==== Dataset rows
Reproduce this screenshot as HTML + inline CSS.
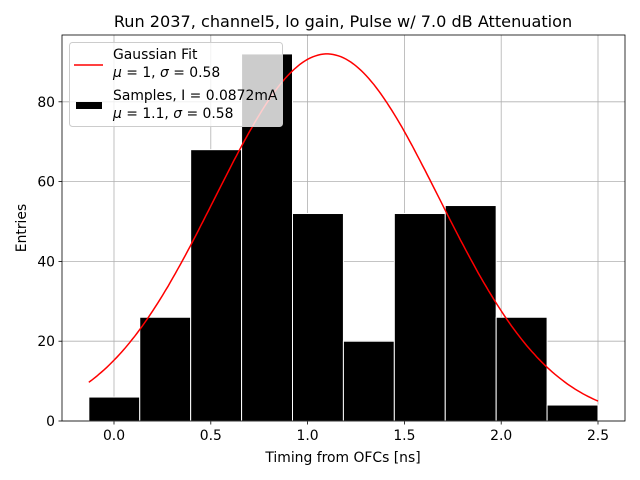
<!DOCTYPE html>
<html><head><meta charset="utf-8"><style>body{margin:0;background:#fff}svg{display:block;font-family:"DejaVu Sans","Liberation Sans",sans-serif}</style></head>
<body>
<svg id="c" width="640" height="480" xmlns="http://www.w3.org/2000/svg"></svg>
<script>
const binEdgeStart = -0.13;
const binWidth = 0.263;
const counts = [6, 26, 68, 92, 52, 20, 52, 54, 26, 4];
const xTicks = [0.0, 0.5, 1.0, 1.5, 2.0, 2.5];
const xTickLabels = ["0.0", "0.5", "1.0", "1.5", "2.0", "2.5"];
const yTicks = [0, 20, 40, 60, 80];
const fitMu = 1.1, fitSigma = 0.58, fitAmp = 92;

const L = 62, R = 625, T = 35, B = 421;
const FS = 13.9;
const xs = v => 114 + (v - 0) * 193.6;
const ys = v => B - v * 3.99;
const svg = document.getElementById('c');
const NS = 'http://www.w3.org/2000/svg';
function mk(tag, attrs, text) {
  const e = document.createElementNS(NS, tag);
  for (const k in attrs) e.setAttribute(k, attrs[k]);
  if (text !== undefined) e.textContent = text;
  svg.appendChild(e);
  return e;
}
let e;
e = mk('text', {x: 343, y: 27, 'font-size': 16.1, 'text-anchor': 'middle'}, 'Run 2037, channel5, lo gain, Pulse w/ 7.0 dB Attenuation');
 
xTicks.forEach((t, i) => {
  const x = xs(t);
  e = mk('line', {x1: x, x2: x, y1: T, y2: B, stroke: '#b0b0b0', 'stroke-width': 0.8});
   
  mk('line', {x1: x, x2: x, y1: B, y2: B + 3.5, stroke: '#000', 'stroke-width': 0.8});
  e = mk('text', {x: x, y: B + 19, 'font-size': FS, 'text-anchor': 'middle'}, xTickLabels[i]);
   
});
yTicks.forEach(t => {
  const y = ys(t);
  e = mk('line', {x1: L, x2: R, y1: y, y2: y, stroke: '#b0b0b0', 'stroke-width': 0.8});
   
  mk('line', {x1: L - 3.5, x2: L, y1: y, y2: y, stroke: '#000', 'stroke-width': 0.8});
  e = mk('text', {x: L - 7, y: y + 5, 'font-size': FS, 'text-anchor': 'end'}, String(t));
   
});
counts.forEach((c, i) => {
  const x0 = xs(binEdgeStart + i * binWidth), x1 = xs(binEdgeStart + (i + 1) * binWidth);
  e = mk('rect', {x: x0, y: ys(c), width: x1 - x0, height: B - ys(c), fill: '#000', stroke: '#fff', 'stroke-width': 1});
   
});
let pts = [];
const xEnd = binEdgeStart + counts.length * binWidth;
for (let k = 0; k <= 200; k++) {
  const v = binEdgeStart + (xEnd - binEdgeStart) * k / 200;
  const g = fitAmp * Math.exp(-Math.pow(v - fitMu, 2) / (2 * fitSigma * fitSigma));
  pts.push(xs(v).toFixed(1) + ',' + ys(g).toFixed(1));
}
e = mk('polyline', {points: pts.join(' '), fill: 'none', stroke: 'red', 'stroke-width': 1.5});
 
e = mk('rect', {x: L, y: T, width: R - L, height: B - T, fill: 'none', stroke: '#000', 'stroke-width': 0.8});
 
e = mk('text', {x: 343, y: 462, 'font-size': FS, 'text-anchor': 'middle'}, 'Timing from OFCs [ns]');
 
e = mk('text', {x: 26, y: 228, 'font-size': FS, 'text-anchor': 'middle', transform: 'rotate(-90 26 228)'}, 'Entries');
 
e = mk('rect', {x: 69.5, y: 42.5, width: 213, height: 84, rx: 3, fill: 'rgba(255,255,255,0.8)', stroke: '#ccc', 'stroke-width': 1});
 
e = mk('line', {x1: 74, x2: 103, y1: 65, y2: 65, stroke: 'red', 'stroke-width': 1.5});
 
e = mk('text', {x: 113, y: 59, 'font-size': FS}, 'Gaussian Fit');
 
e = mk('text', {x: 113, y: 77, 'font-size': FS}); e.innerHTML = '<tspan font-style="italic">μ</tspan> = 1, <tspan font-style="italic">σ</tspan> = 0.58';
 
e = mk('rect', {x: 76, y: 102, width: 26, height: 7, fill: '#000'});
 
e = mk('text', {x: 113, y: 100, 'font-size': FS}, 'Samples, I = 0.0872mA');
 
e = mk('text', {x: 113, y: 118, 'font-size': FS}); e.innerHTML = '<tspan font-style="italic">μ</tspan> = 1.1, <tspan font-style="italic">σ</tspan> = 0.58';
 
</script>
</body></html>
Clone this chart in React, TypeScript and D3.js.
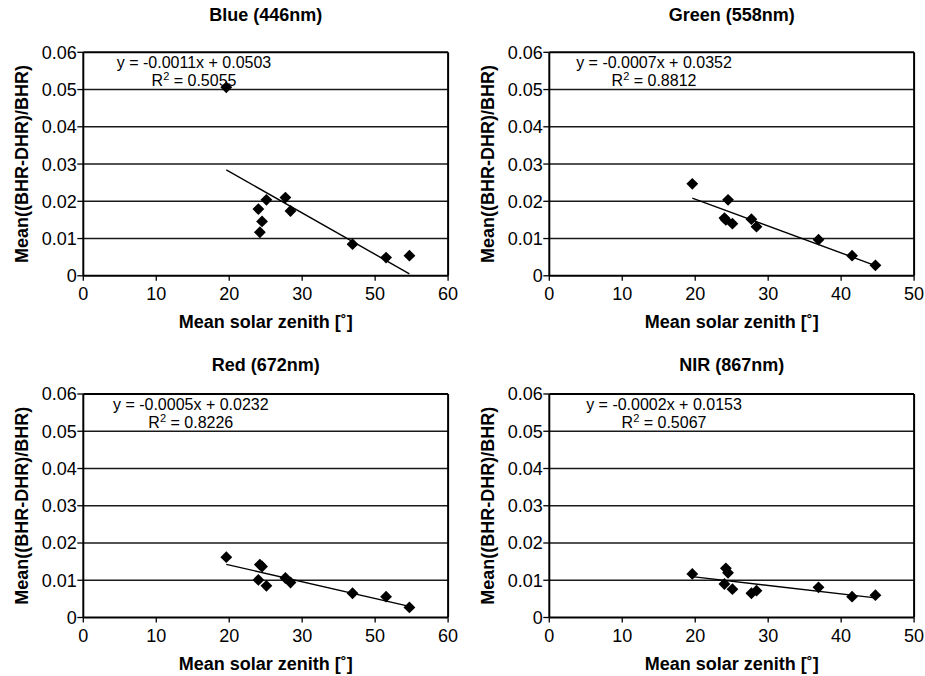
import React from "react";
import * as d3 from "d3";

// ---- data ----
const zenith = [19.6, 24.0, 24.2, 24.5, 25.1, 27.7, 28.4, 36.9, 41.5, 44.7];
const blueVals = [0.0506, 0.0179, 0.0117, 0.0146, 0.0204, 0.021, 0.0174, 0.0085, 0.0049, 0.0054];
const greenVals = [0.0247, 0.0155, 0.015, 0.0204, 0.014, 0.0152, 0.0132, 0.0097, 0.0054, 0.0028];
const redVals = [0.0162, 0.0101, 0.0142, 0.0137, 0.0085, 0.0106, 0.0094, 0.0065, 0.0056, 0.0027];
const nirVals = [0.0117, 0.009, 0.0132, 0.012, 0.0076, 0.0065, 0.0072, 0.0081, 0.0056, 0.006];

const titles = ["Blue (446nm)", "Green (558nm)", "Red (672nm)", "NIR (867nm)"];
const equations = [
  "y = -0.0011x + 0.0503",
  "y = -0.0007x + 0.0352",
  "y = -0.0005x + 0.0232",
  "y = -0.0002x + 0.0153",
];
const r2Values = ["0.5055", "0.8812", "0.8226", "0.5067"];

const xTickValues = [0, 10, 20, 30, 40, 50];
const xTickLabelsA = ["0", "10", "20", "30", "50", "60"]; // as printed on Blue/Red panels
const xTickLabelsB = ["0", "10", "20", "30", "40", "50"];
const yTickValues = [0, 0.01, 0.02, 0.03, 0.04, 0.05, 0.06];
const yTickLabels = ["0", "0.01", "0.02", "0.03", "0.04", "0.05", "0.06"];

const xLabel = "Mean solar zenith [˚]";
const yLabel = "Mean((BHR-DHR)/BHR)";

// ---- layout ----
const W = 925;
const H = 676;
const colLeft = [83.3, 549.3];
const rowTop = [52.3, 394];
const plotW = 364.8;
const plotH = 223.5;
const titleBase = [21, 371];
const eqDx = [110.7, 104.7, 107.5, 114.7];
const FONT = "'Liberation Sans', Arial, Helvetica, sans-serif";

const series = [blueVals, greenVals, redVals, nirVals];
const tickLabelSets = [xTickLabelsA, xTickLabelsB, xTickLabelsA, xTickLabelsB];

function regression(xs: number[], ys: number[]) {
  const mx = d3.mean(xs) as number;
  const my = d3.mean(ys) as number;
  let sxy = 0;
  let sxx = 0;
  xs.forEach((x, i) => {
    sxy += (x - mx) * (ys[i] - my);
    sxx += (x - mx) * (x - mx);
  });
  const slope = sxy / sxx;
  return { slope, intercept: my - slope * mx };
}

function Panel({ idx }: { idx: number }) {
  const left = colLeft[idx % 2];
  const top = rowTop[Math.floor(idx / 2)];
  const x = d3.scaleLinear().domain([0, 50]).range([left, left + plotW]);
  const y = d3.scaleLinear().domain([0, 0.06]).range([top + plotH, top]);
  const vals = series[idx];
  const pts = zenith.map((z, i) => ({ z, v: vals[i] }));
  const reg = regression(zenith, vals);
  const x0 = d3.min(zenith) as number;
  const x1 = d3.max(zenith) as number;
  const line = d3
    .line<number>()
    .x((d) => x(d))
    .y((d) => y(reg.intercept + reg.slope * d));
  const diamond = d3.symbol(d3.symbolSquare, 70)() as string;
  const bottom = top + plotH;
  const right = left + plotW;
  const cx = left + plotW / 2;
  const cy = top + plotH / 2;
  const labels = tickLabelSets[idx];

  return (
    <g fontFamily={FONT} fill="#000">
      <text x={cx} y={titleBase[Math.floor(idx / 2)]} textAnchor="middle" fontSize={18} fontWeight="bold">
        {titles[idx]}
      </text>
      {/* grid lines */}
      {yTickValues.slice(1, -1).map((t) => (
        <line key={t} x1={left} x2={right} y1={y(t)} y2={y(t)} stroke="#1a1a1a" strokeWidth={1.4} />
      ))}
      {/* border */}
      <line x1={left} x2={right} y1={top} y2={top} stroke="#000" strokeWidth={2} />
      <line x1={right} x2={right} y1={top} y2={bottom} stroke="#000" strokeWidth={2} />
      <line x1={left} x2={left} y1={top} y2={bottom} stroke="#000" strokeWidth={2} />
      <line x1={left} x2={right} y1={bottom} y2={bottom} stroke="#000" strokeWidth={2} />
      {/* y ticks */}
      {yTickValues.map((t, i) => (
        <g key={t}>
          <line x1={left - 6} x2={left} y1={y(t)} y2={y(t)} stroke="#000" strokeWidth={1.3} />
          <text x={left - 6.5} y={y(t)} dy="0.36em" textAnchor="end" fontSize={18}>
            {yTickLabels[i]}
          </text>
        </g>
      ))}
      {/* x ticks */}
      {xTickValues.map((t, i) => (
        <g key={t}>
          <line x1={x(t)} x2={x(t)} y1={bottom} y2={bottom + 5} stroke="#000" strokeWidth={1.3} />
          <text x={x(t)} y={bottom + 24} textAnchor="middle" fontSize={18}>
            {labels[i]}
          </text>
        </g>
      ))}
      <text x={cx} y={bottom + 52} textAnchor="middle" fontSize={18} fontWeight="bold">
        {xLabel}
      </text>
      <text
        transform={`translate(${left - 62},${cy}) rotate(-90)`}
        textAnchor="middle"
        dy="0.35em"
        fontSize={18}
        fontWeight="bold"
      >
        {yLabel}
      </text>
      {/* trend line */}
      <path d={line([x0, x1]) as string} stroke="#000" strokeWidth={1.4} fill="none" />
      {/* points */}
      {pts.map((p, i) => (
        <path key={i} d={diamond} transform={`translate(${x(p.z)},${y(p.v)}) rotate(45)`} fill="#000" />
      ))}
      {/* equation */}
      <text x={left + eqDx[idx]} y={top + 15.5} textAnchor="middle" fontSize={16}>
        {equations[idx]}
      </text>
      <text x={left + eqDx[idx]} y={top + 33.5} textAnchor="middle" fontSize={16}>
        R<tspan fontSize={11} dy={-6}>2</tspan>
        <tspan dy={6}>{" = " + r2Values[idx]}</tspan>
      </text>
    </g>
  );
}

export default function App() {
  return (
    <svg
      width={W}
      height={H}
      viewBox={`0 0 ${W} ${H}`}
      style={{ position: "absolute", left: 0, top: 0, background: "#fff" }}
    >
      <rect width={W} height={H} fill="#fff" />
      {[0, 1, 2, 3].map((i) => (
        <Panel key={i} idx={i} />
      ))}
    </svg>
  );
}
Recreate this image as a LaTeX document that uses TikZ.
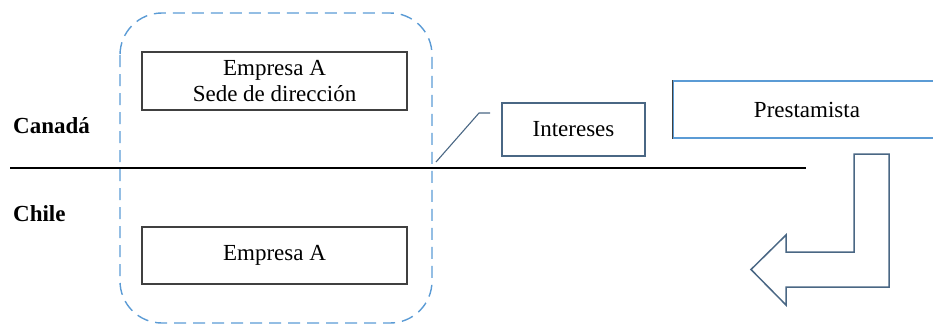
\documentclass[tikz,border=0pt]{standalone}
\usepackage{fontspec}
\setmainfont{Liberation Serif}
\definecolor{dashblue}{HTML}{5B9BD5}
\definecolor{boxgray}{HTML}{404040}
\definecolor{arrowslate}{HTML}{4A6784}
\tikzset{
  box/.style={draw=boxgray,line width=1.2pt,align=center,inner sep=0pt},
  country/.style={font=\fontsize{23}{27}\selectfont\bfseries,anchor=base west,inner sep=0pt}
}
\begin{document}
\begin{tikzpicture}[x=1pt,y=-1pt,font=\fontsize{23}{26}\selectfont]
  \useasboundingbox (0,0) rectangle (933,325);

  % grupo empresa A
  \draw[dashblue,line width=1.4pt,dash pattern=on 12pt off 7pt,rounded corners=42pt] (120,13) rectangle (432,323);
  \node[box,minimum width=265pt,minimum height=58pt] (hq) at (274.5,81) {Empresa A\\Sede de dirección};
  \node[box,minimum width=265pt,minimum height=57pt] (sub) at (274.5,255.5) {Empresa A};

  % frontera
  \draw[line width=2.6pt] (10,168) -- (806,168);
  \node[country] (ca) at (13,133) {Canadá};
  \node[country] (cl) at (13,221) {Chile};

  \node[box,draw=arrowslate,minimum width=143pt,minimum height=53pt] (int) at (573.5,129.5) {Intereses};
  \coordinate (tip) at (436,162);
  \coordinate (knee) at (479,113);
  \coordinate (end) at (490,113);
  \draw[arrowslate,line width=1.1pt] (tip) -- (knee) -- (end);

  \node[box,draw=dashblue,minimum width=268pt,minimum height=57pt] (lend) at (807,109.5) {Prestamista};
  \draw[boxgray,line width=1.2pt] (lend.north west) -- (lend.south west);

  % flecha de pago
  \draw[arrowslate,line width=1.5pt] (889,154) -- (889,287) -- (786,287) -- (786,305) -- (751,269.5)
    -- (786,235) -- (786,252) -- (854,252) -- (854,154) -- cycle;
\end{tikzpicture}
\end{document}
========
Task to complete >> Reproduce exactly the section that begins with the line containing "Clone this chart" and ends with the line containing "0.0081, 0.0056, 0.006];". Both boundary lines belong in the copy, but pictures do not.

Task result >>
Clone this chart in React, TypeScript and D3.js.
import React from "react";
import * as d3 from "d3";

// ---- data ----
const zenith = [19.6, 24.0, 24.2, 24.5, 25.1, 27.7, 28.4, 36.9, 41.5, 44.7];
const blueVals = [0.0506, 0.0179, 0.0117, 0.0146, 0.0204, 0.021, 0.0174, 0.0085, 0.0049, 0.0054];
const greenVals = [0.0247, 0.0155, 0.015, 0.0204, 0.014, 0.0152, 0.0132, 0.0097, 0.0054, 0.0028];
const redVals = [0.0162, 0.0101, 0.0142, 0.0137, 0.0085, 0.0106, 0.0094, 0.0065, 0.0056, 0.0027];
const nirVals = [0.0117, 0.009, 0.0132, 0.012, 0.0076, 0.0065, 0.0072, 0.0081, 0.0056, 0.006];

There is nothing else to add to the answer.